Data for this task |

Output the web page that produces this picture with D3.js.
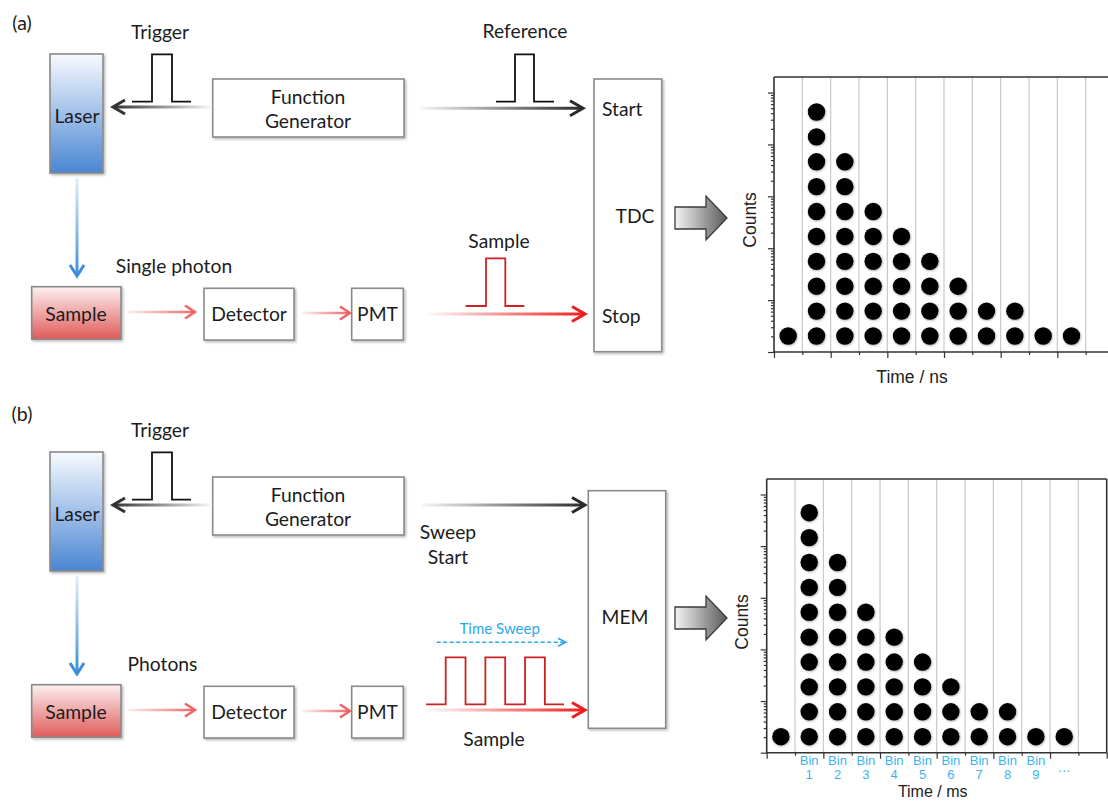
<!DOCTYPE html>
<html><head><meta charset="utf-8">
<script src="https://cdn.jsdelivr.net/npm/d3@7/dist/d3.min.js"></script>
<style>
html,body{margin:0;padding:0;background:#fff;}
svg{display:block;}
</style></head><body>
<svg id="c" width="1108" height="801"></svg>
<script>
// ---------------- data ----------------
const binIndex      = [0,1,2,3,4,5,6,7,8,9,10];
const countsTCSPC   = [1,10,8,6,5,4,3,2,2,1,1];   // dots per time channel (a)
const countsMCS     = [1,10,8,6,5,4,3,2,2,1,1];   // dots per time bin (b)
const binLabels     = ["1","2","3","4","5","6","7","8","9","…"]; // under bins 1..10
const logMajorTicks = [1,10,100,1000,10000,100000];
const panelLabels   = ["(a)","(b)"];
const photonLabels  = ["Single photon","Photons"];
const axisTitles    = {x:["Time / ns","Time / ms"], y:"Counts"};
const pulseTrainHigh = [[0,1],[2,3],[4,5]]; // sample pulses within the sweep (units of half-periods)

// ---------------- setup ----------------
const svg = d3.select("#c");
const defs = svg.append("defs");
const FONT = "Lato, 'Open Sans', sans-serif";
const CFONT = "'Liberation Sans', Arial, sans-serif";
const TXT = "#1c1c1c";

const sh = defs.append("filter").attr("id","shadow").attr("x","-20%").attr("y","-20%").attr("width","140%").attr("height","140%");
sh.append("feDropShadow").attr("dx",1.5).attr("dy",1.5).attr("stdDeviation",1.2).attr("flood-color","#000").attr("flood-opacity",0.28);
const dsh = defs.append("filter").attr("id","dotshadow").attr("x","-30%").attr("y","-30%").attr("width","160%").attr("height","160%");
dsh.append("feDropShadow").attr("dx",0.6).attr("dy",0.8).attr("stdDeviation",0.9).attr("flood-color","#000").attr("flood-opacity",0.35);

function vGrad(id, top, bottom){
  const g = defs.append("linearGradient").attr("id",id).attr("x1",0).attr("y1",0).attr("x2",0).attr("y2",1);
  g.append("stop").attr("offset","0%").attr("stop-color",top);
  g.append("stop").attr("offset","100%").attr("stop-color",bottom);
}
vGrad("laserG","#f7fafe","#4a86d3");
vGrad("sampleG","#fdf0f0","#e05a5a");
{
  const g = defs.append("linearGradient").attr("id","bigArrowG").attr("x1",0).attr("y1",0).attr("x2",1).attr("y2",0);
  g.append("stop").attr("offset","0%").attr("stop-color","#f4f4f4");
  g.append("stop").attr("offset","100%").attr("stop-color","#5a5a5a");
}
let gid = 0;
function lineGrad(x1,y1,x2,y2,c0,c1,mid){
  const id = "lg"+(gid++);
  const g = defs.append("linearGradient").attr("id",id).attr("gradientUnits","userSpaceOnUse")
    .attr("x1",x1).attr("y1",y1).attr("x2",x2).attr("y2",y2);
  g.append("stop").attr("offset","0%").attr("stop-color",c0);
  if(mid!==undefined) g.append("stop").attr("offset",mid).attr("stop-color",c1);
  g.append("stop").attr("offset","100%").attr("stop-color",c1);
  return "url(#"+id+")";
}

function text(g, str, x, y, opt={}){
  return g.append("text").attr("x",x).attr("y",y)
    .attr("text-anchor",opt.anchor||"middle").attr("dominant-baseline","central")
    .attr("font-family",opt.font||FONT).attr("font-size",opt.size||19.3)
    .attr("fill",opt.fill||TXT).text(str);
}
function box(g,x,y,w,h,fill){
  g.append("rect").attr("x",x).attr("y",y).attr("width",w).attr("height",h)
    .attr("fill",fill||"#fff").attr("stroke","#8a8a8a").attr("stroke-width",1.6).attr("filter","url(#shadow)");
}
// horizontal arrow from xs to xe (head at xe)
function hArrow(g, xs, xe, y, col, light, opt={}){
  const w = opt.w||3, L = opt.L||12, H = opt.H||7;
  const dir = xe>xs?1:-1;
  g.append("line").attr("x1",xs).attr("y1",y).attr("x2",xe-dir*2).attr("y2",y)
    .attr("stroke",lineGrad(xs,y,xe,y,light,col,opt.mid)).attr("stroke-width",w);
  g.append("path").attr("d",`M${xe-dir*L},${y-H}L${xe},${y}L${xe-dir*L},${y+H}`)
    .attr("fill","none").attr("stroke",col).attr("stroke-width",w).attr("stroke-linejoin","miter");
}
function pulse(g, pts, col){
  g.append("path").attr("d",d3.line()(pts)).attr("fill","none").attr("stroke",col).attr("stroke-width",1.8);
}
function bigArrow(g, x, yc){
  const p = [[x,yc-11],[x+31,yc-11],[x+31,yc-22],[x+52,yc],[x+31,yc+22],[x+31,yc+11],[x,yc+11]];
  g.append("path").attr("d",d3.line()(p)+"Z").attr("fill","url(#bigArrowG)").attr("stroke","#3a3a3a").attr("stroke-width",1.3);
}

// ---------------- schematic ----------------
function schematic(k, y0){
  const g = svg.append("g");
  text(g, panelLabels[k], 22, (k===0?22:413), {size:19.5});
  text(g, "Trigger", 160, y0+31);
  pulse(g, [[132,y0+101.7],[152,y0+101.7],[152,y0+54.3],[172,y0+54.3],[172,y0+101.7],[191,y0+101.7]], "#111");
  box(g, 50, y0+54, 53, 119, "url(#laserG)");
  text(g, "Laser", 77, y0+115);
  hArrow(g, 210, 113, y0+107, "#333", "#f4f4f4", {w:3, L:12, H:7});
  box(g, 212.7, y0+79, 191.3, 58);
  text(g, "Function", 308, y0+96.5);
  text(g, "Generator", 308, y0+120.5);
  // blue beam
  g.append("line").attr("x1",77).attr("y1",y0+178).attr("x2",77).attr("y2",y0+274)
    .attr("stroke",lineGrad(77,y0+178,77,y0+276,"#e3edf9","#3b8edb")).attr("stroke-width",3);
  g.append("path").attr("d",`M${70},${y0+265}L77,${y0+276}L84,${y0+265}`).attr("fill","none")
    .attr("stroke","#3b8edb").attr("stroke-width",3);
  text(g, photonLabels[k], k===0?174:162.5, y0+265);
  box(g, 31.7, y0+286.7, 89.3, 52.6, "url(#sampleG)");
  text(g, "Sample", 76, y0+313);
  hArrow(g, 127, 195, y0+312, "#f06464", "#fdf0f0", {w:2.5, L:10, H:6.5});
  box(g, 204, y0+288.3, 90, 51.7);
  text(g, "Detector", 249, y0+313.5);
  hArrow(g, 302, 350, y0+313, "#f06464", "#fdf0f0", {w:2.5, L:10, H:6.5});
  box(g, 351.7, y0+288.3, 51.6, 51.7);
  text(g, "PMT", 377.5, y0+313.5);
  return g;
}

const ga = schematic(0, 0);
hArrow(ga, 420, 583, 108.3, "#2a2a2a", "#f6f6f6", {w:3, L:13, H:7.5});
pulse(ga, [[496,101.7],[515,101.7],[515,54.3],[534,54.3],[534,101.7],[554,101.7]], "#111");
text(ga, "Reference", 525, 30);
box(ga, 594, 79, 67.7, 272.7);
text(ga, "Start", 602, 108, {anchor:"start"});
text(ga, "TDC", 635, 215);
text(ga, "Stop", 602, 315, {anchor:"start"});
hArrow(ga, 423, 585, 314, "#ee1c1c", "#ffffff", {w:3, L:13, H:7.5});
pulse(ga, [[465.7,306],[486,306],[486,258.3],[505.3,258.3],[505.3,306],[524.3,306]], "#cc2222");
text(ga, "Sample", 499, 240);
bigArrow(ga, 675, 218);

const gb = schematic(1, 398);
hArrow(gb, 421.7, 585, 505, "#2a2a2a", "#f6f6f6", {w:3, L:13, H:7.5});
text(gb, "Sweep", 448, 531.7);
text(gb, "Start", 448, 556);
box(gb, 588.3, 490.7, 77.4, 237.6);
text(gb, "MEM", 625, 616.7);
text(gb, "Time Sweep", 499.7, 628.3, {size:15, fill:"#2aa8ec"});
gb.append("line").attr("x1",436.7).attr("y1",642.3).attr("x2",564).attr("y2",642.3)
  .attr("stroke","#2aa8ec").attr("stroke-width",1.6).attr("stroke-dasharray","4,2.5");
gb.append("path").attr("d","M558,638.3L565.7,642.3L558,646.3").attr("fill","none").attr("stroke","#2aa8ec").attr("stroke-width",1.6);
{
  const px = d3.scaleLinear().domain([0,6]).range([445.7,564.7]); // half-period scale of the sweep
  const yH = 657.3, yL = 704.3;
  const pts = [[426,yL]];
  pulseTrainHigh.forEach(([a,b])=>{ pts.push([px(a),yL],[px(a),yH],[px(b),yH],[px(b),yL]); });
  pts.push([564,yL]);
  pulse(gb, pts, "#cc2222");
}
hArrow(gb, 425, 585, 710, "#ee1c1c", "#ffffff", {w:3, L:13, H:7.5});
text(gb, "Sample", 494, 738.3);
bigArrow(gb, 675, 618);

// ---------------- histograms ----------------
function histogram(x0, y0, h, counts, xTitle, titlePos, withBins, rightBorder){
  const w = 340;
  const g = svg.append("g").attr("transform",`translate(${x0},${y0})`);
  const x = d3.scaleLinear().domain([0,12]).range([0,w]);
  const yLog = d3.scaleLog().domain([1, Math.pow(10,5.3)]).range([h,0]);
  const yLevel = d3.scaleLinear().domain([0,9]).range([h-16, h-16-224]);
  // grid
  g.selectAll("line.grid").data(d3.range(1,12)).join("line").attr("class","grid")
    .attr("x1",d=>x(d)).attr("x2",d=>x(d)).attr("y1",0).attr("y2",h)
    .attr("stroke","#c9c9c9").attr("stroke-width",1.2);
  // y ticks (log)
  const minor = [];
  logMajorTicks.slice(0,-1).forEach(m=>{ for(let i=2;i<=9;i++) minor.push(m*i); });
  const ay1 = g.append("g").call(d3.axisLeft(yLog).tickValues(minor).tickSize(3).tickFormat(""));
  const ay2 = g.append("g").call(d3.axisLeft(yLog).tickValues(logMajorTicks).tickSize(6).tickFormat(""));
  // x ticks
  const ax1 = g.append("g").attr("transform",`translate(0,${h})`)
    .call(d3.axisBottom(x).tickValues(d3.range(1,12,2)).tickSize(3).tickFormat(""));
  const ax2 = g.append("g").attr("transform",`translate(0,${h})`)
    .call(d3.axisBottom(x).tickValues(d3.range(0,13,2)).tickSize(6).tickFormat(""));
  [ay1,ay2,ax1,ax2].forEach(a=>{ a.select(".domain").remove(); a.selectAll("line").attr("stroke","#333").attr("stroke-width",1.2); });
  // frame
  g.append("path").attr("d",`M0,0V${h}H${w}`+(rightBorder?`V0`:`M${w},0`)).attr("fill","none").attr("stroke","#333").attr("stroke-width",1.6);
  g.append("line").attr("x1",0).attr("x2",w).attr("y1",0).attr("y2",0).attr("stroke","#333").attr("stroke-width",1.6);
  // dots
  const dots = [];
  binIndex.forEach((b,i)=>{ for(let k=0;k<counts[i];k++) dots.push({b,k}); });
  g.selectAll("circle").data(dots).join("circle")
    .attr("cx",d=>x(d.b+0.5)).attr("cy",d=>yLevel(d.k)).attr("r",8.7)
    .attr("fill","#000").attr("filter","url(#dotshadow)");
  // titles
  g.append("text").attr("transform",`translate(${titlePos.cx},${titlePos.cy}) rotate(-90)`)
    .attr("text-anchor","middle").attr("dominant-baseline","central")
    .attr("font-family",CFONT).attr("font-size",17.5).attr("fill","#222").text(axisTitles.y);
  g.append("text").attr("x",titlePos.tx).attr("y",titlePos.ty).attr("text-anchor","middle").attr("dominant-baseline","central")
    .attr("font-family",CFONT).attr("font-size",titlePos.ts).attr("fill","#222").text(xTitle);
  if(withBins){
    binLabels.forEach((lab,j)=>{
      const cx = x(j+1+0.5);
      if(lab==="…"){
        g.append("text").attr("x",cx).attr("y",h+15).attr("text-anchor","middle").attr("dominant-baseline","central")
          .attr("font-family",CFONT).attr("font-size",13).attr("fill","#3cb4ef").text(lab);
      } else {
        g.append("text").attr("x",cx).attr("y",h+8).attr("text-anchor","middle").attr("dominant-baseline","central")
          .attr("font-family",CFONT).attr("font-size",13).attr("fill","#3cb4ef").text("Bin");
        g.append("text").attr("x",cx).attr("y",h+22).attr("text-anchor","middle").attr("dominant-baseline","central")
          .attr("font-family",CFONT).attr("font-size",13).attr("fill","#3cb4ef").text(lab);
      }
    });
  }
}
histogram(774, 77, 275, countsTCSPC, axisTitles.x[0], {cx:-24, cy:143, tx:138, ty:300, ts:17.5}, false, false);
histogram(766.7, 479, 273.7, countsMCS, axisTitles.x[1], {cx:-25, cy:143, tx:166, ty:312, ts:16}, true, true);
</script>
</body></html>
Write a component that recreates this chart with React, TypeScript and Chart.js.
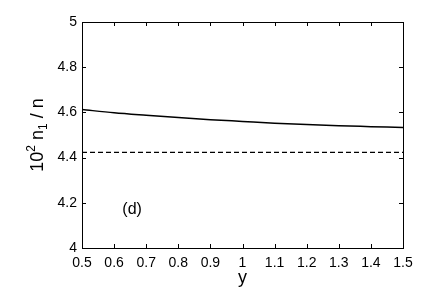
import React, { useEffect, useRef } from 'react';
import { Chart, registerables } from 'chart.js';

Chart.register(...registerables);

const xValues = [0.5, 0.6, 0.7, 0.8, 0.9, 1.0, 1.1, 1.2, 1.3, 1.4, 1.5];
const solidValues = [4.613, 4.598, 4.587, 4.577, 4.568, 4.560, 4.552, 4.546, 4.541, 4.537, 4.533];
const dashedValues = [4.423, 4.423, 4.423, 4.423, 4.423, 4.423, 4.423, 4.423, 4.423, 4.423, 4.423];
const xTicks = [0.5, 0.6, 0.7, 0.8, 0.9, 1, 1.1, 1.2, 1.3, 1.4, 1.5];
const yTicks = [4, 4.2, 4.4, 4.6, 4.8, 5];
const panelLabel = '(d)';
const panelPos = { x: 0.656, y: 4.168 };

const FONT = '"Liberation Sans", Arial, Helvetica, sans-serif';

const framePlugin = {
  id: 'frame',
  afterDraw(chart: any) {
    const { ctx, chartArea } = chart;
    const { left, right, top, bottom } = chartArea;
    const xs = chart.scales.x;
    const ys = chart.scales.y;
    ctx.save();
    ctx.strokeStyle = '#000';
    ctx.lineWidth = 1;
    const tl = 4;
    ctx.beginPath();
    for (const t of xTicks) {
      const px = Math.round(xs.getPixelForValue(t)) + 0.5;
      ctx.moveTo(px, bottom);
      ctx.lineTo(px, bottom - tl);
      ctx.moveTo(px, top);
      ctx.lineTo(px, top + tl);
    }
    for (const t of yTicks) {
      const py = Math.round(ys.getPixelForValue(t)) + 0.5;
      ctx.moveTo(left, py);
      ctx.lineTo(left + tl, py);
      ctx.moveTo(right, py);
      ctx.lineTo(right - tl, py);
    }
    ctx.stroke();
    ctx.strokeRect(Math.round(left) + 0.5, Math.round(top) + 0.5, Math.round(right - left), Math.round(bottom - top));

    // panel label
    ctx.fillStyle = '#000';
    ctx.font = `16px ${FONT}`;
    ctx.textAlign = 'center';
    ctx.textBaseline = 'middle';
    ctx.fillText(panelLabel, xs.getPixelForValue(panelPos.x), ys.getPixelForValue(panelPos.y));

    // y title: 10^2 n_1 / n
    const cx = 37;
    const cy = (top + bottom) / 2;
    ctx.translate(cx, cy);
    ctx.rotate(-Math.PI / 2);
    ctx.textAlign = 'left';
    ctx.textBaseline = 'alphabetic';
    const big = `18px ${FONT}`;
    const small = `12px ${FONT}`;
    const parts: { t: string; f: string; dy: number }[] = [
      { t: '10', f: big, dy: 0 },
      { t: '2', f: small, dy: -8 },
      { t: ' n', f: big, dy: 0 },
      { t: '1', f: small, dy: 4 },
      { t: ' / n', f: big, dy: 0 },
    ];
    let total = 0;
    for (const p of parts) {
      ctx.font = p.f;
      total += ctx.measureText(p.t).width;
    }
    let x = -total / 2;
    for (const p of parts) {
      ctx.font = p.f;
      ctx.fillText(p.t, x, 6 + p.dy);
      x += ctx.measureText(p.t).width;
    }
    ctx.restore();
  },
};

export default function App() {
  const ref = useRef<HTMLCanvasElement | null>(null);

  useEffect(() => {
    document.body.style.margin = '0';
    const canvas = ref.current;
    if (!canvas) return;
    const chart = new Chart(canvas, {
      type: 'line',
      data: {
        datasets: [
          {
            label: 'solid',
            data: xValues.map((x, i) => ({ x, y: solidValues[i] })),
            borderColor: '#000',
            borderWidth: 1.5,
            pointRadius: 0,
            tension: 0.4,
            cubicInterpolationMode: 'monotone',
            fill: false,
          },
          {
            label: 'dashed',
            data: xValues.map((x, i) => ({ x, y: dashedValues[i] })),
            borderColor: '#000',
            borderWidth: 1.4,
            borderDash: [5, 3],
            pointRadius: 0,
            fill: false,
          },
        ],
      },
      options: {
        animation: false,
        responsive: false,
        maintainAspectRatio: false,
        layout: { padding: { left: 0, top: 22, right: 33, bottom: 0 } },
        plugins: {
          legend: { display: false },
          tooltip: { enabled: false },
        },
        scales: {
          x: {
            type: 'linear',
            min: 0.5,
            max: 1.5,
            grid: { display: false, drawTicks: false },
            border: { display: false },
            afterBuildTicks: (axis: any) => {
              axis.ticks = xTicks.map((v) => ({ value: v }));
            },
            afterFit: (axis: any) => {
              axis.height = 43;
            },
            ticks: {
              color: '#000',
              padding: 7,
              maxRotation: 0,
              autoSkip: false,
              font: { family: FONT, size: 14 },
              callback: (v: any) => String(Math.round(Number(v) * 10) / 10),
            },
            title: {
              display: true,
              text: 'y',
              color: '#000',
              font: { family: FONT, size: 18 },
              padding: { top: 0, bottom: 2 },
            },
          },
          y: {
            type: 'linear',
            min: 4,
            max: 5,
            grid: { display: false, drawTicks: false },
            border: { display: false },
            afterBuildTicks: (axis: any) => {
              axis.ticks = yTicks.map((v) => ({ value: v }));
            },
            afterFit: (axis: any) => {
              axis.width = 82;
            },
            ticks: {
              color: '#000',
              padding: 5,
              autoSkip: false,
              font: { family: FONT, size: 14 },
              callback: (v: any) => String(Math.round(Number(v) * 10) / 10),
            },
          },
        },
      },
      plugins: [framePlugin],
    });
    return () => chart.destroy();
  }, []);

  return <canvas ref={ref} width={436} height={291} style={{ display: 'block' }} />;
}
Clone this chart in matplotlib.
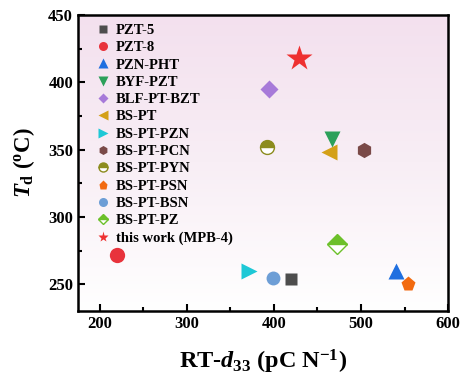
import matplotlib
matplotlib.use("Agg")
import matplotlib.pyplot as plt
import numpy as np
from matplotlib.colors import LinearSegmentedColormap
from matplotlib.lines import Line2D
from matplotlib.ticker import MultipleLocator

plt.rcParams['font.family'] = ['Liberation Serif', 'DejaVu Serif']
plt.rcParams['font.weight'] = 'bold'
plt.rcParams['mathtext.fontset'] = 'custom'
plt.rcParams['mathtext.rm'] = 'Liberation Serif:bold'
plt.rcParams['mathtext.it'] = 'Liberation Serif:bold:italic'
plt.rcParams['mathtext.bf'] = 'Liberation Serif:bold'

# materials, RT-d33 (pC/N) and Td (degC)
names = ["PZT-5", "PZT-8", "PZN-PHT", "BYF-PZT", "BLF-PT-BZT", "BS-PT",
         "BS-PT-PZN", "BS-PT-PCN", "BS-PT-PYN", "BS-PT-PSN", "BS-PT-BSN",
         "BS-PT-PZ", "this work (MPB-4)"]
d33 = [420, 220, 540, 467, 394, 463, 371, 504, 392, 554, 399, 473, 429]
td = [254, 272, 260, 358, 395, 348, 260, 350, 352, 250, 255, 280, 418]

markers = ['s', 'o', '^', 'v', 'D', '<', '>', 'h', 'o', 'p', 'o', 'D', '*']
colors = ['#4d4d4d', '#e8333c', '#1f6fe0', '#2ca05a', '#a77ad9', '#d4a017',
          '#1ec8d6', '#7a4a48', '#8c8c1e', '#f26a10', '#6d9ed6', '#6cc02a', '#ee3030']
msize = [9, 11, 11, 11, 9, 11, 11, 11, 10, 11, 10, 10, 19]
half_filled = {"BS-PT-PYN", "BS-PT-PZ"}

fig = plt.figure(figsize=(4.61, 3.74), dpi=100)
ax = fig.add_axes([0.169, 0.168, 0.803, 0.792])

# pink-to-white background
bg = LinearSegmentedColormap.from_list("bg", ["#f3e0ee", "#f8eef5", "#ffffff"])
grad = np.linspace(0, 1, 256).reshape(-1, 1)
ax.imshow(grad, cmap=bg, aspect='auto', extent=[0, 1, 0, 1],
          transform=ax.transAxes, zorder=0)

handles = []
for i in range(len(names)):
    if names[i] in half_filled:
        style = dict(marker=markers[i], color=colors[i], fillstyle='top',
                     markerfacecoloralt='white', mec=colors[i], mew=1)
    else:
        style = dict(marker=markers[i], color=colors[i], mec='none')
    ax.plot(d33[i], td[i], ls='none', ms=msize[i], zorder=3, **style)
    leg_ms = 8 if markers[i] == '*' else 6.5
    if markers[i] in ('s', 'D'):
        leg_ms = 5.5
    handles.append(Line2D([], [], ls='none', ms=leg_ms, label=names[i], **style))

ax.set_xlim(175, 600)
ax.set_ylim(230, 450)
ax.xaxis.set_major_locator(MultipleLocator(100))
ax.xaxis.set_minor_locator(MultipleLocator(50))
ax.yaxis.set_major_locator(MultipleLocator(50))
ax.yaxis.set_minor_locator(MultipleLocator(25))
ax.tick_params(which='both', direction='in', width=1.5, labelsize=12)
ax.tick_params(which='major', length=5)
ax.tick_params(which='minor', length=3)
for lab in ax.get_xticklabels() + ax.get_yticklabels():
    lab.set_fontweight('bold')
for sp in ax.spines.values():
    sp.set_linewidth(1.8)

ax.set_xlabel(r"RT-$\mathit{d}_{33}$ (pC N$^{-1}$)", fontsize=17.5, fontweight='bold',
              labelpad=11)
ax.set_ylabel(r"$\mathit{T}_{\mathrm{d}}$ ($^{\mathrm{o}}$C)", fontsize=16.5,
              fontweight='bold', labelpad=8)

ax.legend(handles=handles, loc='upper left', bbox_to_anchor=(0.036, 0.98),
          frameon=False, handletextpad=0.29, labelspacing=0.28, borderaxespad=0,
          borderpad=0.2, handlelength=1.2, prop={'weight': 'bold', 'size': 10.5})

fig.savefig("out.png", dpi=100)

The problem |
Retype the lines above exactly as they appear, from the line containing "Clone this chart in matplotlib." through the line containing "transform=ax.transAxes, zorder=0)", and leave out any pictures.

Task solution |
Clone this chart in matplotlib.
import matplotlib
matplotlib.use("Agg")
import matplotlib.pyplot as plt
import numpy as np
from matplotlib.colors import LinearSegmentedColormap
from matplotlib.lines import Line2D
from matplotlib.ticker import MultipleLocator

plt.rcParams['font.family'] = ['Liberation Serif', 'DejaVu Serif']
plt.rcParams['font.weight'] = 'bold'
plt.rcParams['mathtext.fontset'] = 'custom'
plt.rcParams['mathtext.rm'] = 'Liberation Serif:bold'
plt.rcParams['mathtext.it'] = 'Liberation Serif:bold:italic'
plt.rcParams['mathtext.bf'] = 'Liberation Serif:bold'

# materials, RT-d33 (pC/N) and Td (degC)
names = ["PZT-5", "PZT-8", "PZN-PHT", "BYF-PZT", "BLF-PT-BZT", "BS-PT",
         "BS-PT-PZN", "BS-PT-PCN", "BS-PT-PYN", "BS-PT-PSN", "BS-PT-BSN",
         "BS-PT-PZ", "this work (MPB-4)"]
d33 = [420, 220, 540, 467, 394, 463, 371, 504, 392, 554, 399, 473, 429]
td = [254, 272, 260, 358, 395, 348, 260, 350, 352, 250, 255, 280, 418]

markers = ['s', 'o', '^', 'v', 'D', '<', '>', 'h', 'o', 'p', 'o', 'D', '*']
colors = ['#4d4d4d', '#e8333c', '#1f6fe0', '#2ca05a', '#a77ad9', '#d4a017',
          '#1ec8d6', '#7a4a48', '#8c8c1e', '#f26a10', '#6d9ed6', '#6cc02a', '#ee3030']
msize = [9, 11, 11, 11, 9, 11, 11, 11, 10, 11, 10, 10, 19]
half_filled = {"BS-PT-PYN", "BS-PT-PZ"}

fig = plt.figure(figsize=(4.61, 3.74), dpi=100)
ax = fig.add_axes([0.169, 0.168, 0.803, 0.792])

# pink-to-white background
bg = LinearSegmentedColormap.from_list("bg", ["#f3e0ee", "#f8eef5", "#ffffff"])
grad = np.linspace(0, 1, 256).reshape(-1, 1)
ax.imshow(grad, cmap=bg, aspect='auto', extent=[0, 1, 0, 1],
          transform=ax.transAxes, zorder=0)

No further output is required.